*Instructions to follow*
Copy each line of the records that contains the word "with".
------ Material
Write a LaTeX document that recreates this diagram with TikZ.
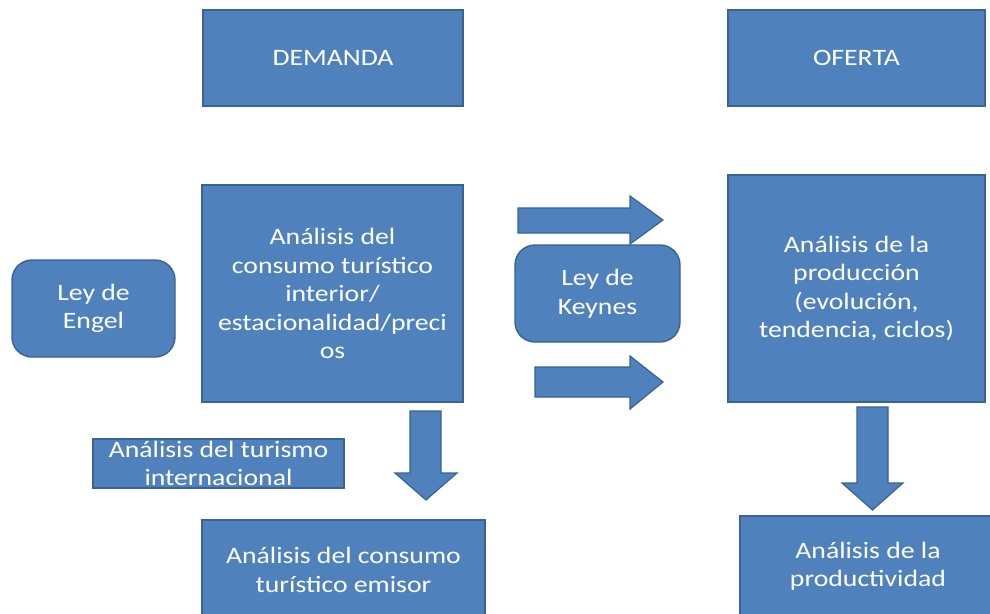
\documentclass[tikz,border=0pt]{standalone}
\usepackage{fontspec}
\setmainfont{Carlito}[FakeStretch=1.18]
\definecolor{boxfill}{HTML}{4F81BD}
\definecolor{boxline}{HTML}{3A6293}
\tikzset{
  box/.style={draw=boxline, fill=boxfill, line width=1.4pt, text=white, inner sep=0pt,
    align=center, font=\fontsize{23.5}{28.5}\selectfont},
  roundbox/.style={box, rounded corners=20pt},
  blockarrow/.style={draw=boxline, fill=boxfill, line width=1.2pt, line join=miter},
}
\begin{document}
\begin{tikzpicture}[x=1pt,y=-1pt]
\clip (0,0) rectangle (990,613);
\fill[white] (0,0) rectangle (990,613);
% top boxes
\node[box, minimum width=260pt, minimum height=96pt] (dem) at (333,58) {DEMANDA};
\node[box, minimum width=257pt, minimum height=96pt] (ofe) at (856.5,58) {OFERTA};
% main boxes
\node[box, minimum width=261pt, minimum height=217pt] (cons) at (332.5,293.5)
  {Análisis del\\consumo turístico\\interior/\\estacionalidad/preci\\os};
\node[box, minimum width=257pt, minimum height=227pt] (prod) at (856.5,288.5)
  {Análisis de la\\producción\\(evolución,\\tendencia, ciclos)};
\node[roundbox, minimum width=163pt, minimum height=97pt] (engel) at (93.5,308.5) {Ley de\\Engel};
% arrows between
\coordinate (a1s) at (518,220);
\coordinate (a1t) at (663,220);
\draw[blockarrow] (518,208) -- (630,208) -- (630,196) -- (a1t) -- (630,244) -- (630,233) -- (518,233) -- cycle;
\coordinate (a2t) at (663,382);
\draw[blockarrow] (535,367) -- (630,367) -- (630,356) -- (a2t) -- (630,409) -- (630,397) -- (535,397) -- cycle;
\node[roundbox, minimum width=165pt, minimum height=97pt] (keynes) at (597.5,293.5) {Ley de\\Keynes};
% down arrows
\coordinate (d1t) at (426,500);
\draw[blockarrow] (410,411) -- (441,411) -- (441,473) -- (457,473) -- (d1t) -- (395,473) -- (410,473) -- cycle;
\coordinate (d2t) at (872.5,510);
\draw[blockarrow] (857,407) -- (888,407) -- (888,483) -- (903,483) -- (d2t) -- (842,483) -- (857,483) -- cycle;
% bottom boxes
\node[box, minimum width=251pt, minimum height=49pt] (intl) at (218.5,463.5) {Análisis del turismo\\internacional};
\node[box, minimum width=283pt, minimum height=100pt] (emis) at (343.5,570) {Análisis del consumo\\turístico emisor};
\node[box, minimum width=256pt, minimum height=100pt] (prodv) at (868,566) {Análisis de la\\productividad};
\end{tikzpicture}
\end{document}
------------
------ Material
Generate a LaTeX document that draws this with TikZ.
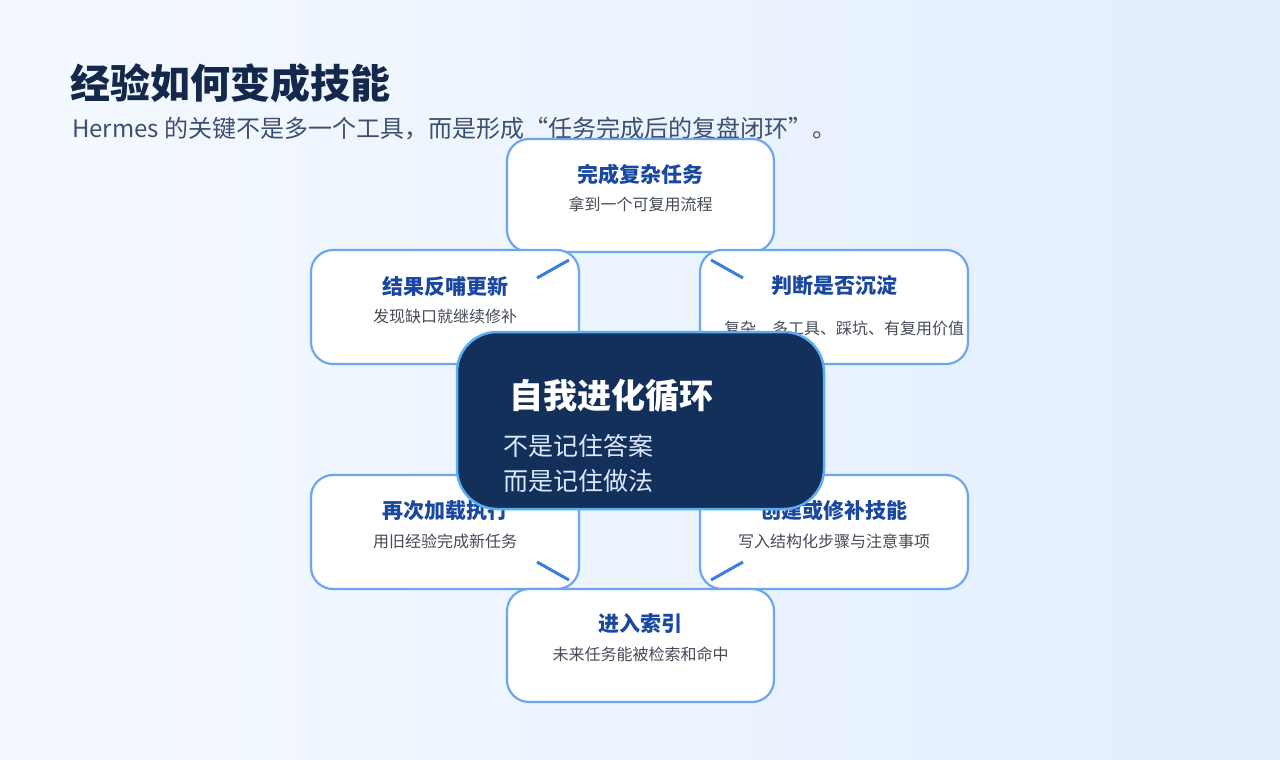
------------
*Solution for this exercise*
Write a LaTeX document that recreates this diagram with TikZ.
Generate a LaTeX document that draws this with TikZ.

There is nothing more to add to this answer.